◆ To be done
Report how many lines contain the word "chart", with no other text.

◆ Provided material
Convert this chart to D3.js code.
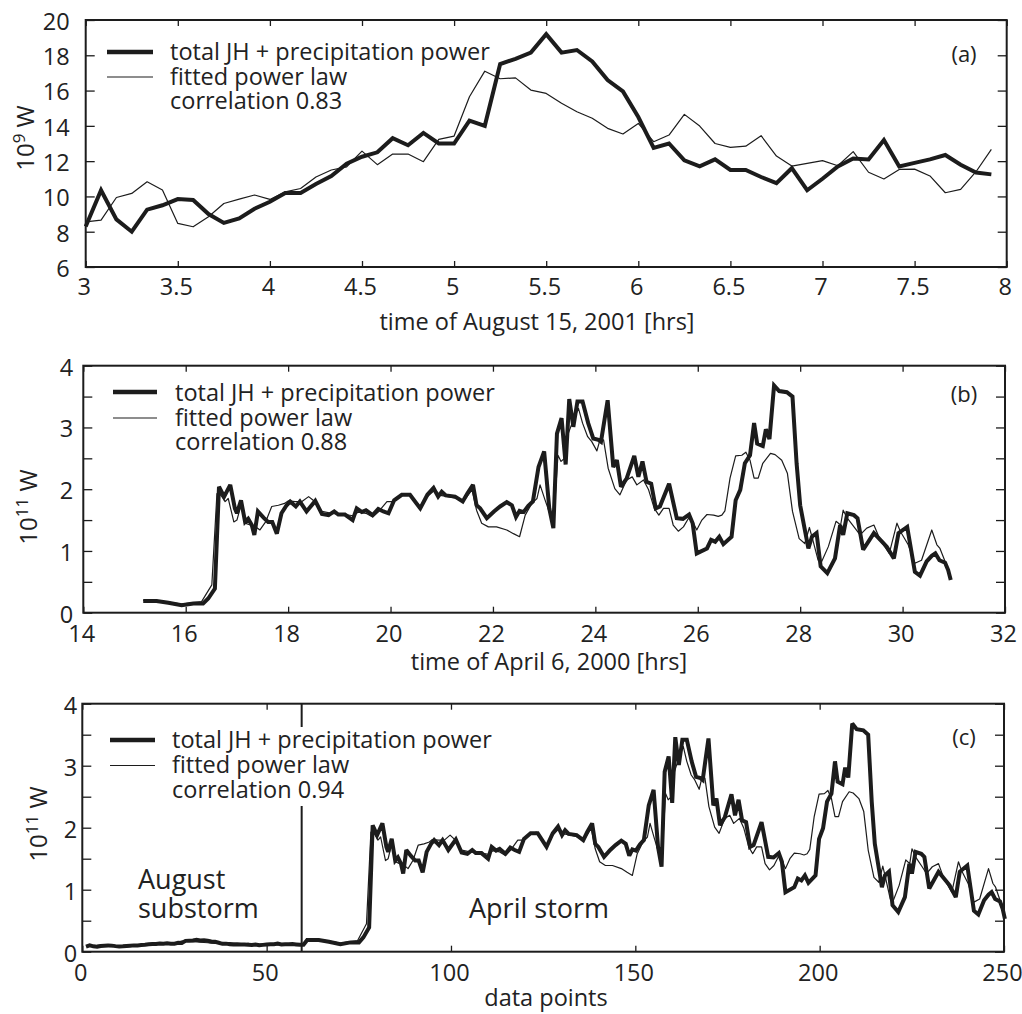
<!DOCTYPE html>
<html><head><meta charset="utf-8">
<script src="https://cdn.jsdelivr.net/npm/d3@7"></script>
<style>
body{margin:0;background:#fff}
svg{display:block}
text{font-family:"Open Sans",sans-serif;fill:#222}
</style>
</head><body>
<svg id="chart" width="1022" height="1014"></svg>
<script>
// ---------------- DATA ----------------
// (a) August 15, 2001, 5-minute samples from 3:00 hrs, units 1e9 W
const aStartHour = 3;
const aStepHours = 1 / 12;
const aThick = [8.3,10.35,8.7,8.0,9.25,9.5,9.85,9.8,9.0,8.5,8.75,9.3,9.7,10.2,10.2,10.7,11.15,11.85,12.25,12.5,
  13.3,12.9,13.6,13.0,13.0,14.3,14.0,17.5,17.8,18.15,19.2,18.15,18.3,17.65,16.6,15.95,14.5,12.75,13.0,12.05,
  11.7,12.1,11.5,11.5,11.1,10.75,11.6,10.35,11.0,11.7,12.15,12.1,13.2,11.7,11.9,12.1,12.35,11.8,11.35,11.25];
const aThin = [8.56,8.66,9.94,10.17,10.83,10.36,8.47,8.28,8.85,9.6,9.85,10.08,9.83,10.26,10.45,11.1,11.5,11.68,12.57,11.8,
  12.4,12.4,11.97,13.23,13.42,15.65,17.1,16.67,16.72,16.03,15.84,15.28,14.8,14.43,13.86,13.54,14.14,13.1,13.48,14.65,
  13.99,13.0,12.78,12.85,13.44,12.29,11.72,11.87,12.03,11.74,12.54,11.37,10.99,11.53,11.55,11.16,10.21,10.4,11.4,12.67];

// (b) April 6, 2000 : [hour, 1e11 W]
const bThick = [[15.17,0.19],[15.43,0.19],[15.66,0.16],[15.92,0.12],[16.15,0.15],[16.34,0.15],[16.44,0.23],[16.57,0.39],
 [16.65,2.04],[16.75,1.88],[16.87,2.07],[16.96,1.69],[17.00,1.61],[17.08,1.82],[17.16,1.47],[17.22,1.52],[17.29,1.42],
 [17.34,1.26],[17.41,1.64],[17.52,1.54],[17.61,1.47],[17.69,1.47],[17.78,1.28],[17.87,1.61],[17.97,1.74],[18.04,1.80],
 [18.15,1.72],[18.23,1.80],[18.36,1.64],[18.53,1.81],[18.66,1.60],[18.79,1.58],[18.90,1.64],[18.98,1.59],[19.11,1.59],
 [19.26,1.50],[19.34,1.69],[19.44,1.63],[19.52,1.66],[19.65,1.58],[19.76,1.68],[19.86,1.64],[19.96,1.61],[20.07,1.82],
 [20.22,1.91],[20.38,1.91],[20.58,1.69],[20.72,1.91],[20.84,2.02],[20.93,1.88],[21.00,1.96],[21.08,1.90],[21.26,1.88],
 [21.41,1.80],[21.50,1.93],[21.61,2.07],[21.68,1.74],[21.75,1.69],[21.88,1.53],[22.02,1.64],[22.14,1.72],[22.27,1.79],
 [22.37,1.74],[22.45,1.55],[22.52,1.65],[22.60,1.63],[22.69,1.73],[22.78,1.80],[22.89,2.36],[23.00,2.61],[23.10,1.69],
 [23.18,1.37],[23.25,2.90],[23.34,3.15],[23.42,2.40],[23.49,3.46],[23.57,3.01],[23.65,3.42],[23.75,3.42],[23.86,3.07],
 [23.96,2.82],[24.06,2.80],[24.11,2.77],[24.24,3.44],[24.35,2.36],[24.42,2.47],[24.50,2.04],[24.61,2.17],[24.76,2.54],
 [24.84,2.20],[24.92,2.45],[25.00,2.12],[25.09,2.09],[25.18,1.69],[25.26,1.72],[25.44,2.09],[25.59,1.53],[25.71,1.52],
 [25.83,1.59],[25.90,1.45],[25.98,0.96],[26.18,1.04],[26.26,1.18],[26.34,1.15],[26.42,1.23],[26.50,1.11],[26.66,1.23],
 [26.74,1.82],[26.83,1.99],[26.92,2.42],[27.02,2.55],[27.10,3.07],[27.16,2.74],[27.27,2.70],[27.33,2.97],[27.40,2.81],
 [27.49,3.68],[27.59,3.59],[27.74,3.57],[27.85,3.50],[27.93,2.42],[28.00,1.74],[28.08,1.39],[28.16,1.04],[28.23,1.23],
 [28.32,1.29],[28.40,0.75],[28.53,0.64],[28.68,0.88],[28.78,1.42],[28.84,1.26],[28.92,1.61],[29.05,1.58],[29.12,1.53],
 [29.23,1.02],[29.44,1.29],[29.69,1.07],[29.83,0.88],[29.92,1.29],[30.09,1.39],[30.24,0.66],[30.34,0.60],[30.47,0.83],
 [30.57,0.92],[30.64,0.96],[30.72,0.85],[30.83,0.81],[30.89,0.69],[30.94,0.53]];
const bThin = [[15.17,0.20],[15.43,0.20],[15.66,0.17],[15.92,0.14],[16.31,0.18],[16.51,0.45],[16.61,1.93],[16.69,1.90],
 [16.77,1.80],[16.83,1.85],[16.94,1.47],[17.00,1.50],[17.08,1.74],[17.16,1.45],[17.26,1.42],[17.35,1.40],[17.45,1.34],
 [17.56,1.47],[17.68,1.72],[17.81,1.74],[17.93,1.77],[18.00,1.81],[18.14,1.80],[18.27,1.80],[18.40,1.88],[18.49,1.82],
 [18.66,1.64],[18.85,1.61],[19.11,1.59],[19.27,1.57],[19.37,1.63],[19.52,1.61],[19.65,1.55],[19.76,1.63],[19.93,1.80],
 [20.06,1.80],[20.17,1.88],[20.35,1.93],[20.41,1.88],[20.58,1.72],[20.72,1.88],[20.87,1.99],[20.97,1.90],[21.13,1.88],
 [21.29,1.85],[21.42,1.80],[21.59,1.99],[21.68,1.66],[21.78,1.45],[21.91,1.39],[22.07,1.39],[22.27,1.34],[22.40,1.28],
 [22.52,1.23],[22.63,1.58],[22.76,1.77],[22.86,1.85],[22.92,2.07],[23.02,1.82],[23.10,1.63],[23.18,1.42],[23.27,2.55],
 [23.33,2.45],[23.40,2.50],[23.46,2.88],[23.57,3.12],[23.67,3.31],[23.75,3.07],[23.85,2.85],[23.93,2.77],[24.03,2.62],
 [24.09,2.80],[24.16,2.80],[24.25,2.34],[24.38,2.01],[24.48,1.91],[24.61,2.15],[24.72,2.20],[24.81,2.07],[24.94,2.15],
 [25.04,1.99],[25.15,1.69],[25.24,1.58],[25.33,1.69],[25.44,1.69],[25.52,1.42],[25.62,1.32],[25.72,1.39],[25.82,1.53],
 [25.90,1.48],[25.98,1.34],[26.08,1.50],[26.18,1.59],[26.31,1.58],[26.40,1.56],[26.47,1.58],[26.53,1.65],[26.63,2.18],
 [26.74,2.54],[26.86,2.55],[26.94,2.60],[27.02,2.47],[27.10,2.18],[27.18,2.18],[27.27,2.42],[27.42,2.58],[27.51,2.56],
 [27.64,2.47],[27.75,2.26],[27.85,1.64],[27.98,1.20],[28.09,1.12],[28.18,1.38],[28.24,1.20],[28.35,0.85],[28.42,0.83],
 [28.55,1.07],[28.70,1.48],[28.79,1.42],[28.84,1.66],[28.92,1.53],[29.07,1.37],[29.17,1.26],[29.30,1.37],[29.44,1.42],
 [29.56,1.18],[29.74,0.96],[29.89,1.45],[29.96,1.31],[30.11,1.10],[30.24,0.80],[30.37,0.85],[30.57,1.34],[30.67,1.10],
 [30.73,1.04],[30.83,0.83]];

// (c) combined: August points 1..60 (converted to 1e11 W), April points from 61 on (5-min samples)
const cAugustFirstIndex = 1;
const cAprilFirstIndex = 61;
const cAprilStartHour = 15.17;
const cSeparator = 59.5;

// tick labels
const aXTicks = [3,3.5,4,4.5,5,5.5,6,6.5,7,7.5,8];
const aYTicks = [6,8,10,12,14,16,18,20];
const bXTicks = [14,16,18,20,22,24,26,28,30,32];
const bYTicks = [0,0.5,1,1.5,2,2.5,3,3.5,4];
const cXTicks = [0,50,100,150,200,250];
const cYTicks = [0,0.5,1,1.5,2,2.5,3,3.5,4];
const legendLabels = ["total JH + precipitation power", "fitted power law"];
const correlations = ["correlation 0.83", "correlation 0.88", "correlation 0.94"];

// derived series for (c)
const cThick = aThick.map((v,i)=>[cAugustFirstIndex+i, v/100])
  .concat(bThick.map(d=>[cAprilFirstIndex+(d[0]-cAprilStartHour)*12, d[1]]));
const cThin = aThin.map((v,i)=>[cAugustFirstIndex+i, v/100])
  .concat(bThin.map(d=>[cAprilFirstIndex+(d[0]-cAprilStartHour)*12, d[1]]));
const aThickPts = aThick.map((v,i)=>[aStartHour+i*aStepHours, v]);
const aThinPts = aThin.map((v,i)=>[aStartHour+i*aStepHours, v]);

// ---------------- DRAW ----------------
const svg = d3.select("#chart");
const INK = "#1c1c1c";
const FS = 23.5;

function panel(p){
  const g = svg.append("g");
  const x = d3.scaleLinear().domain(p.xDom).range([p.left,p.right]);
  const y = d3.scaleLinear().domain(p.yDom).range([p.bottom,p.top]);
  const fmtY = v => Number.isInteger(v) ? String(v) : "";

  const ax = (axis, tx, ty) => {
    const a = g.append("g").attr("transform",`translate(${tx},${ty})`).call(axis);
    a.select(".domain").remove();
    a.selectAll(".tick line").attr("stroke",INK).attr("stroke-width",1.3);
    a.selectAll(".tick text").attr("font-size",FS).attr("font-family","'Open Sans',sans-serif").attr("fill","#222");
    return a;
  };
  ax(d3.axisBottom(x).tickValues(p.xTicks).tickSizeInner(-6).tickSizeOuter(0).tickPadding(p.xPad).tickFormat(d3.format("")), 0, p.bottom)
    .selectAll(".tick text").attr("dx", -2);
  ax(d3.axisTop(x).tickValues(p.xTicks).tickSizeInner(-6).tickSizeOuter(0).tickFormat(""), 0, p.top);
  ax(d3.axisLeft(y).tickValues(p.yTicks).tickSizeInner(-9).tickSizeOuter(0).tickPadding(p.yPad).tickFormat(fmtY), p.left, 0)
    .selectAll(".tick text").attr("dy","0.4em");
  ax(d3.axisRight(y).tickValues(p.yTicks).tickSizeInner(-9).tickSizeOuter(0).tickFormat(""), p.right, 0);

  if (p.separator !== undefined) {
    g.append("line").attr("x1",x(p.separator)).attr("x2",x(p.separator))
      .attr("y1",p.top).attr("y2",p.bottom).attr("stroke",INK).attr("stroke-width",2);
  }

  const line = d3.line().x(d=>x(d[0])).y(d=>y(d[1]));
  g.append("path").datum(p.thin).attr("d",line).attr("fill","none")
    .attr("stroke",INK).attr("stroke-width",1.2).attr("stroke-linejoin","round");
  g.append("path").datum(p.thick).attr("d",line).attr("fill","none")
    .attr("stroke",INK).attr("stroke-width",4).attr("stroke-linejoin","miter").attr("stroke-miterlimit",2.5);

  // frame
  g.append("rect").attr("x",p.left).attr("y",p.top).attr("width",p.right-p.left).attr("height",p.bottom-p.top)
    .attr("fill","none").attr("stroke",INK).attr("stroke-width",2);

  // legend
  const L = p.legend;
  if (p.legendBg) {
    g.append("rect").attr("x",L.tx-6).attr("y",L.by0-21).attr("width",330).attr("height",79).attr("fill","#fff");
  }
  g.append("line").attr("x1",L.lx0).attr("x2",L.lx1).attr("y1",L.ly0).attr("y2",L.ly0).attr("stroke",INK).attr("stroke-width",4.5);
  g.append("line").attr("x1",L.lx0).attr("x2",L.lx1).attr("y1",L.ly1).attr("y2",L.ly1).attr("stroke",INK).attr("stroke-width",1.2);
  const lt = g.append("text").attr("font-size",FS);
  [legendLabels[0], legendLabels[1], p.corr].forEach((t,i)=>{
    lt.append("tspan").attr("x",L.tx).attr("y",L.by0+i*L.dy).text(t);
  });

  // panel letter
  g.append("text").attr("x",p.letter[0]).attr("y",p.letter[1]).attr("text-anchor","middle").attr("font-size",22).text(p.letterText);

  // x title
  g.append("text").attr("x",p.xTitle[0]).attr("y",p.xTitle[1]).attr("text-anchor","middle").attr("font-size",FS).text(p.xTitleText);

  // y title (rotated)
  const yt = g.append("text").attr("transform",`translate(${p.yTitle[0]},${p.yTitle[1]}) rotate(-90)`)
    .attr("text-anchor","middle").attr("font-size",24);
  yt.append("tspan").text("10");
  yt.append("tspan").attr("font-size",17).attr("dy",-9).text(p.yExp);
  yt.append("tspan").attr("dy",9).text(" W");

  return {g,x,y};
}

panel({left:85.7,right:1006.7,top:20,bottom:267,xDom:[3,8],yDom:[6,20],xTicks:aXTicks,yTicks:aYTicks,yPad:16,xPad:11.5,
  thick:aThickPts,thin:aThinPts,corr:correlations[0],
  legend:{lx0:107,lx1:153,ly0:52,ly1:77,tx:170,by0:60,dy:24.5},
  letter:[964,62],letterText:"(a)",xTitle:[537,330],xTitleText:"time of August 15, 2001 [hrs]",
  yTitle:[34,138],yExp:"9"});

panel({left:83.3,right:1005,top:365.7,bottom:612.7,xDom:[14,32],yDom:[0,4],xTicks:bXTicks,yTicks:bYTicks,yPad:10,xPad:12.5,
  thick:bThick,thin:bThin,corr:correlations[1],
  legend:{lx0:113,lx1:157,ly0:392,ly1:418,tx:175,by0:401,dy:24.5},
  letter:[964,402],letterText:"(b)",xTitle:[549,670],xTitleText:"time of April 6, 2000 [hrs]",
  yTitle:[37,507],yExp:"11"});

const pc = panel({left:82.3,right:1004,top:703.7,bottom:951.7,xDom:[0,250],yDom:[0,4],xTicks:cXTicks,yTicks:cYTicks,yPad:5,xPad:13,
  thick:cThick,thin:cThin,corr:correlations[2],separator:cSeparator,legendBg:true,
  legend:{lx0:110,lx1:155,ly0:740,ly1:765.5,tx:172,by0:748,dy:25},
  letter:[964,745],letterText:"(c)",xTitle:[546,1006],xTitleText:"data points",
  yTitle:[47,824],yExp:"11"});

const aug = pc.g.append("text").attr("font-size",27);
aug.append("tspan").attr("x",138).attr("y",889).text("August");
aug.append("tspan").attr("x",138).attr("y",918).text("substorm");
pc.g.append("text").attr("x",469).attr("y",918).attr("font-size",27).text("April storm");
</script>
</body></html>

◆ Exercise output
3